Mutating a dict on a Pydantic model
Observed behavior
from typing import Dict
from pydantic import BaseModel
class TableModel(BaseModel):
table: Dict[str, str]
class Config:
validate_assignment = True
instance = TableModel(table={"a": "b"})
instance.table[1] = object()
print(instance)
Output: table={'a': 'b', 1: <object object at 0x7f7c427d65a0>}
Both key and value type clearly don't match our annotation of table. So, why does the assignment instance.table[1] = object() not cause a validation error?
Explanation
The reason is rather simple: There is no mechanism to enforce validation here. You need to understand what happens here from the point of view of the model.
A model can validate attribute assignment (if you configure validate_assignment = True). It does so by hooking into the __setattr__ method and running the value through the appropriate field validator(s).
But in that example above, we never called BaseModel.__setattr__. Instead, we called the __getattribute__ method that BaseModel inherits from object to access the value of instance.table. That returned the dictionary object ({"a": "b"}). And then we called the dict.__setitem__ method on that dictionary and added a key-value-pair of 1: object() to it.
The dictionary is just a regular old dictionary without any validation logic. And the mutation of that dictionary is completely obscure to the Pydantic model. It has no way of knowing that after accessing the object currently assigned to the table field, we changed something inside that object.
Validation would only be triggered, if we actually assigned a new object to the table field of the model. But that is not what happens here.
If we instead tried to do instance.table = {1: object()}, we would get a validation error because now we are actually setting the table attribute and trying to assign a value to it.
Possible workaround
Depending on how you intend to use the model, you could ensure that changes in the table dictionary will always happen "outside" of the model and are followed by a re-assignment in the form instance.table = .... I would say that is probably the most practical option. In general, re-parsing (subsets of) data should ensure consistency, if you mutated values. Something like this should work (i.e. cause an error):
tables.table[1] = 2
tables = TableModel.parse_obj(tables.dict())
Another option might be to play around and define your own subtype of Dict and add validation logic there, but I am not sure how much "reinventing the wheel" that might entail.
The most sophisticated option could maybe be a descriptor-based approach, where instead of just calling __getattribute__, a custom descriptor intercepts the attribute access and triggers the assignment validation. But that is just an idea. I have not tried this and don't know if that might break other Pydantic magic.
Implicit type coercion
Observed behavior
from typing import Dict
from pydantic import BaseModel
class TableModel(BaseModel):
table: Dict[str, str]
instance = TableModel(table={1: 2})
print(instance)
Output: table={'1': '2'}
Explanation
This is very easily explained. This is expected behavior and was put in place by choice. The idea is that if we can "simply" coerce a value to the specified type, we want to do that. Although you defined both the key and value type as str, passing an int for each is no big deal because the default string validator can just do str(1) and str(2) respectively.
Thus, instead of raising a validation error, the tables value ends up with {"1": "2"} instead.
Possible workaround
If you do not want this implicit coercion to happen, there are strict types that you can use to annotate with. In this case you could to table: Dict[StrictStr, StrictStr]. Then the previous example would indeed raise a validation error.

Related

How to import a Pydantic model into SQLModel?

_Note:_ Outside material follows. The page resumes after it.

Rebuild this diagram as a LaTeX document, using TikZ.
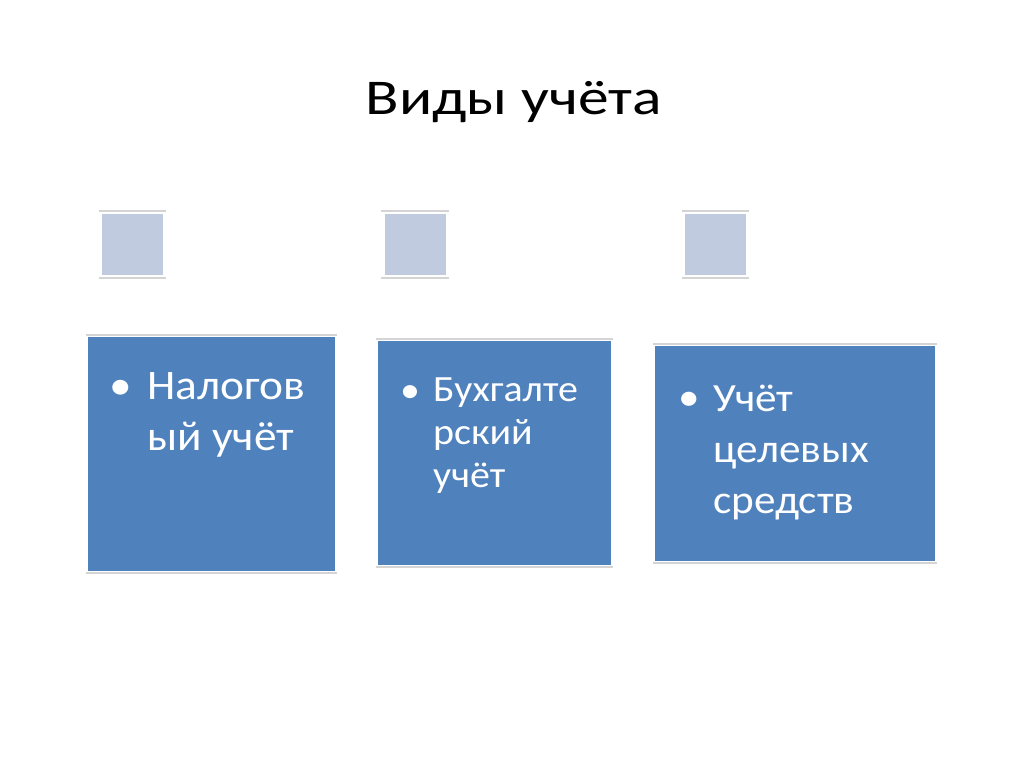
\documentclass[tikz,border=0pt]{standalone}
\usepackage{fontspec}
\setmainfont{Carlito}
\newfontfamily\headfont[FakeStretch=1.23]{Carlito}
\newfontfamily\boxfont[FakeStretch=1.08]{Carlito}
\usetikzlibrary{positioning}
\definecolor{accblue}{RGB}{79,129,189}
\definecolor{accpale}{RGB}{192,203,223}
\definecolor{accrule}{RGB}{212,212,212}

\begin{document}
\begin{tikzpicture}[x=1pt, y=-1pt,
    marker/.style={rectangle, fill=accpale, inner sep=0pt, minimum size=61pt},
    kind/.style={rectangle, fill=accblue, inner sep=0pt, anchor=north west},
    rule/.style={draw=accrule, line width=2pt},
    item/.style={text=white, anchor=north west, inner sep=0pt, align=left},
    dot/.style={text=white, anchor=base, inner sep=0pt}]
  \useasboundingbox[fill=white] (0,0) rectangle (1024,767);
  \node[anchor=base, inner sep=0pt] (title) at (514,115) {\headfont\fontsize{50}{60}\selectfont Виды учёта};

  % small markers
  \node[marker] (m1) at (132.5,244.5) {};
  \node[marker] (m2) at (415,244.5) {};
  \node[marker] (m3) at (715.5,244.5) {};
  \foreach \m in {m1,m2,m3} {
    \draw[rule] ([xshift=-3pt,yshift=3pt]\m.north west) -- ([xshift=3pt,yshift=3pt]\m.north east);
    \draw[rule] ([xshift=-3pt,yshift=-3pt]\m.south west) -- ([xshift=3pt,yshift=-3pt]\m.south east);
  }

  % blue boxes
  \node[kind, minimum width=247pt, minimum height=234pt] (tax) at (88,337) {};
  \node[kind, minimum width=233pt, minimum height=224pt] (book) at (378,341) {};
  \node[kind, minimum width=280pt, minimum height=215pt] (fund) at (655,346) {};
  \foreach \b in {tax,book,fund} {
    \draw[rule] ([xshift=-2pt,yshift=2pt]\b.north west) -- ([xshift=2pt,yshift=2pt]\b.north east);
    \draw[rule] ([xshift=-2pt,yshift=-2pt]\b.south west) -- ([xshift=2pt,yshift=-2pt]\b.south east);
  }

  % texts
  \node[dot, font=\boxfont\fontsize{42}{51}\selectfont] (d1) at (121,399) {\textbullet};
  \node[item, font=\boxfont\fontsize{42}{51}\selectfont] (taxtext) at (147,372) {Налогов\\ый учёт};
  \node[dot, font=\boxfont\fontsize{37}{43}\selectfont] (d2) at (410,402) {\textbullet};
  \node[item, font=\boxfont\fontsize{37}{43}\selectfont] (booktext) at (433,378) {Бухгалте\\рский\\учёт};
  \node[dot, font=\boxfont\fontsize{40}{51}\selectfont] (d3) at (689,410) {\textbullet};
  \node[item, font=\boxfont\fontsize{40}{51}\selectfont] (fundtext) at (713,385) {Учёт\\целевых\\средств};
\end{tikzpicture}
\end{document}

I generated a Pydantic model and would like to import it into SQLModel. Since said model does not inherit from the SQLModel class, it is not registered in the metadata which is why
SQLModel.metadata.create_all(engine)
just ignores it.
In this discussion I found a way to manually add models:
SQLModel.metadata.tables["hero"].create(engine)
But doing so throws a KeyError for me.
SQLModel.metadata.tables["sopro"].create(engine)
KeyError: 'sopro'
My motivation for tackling the problem this way is that I want to generate an SQLModel from a simple dictionary like this:
model_dict = {"feature_a": int, "feature_b": str}
And in this SO answer, I found a working approach. Thank you very much in advance for your help!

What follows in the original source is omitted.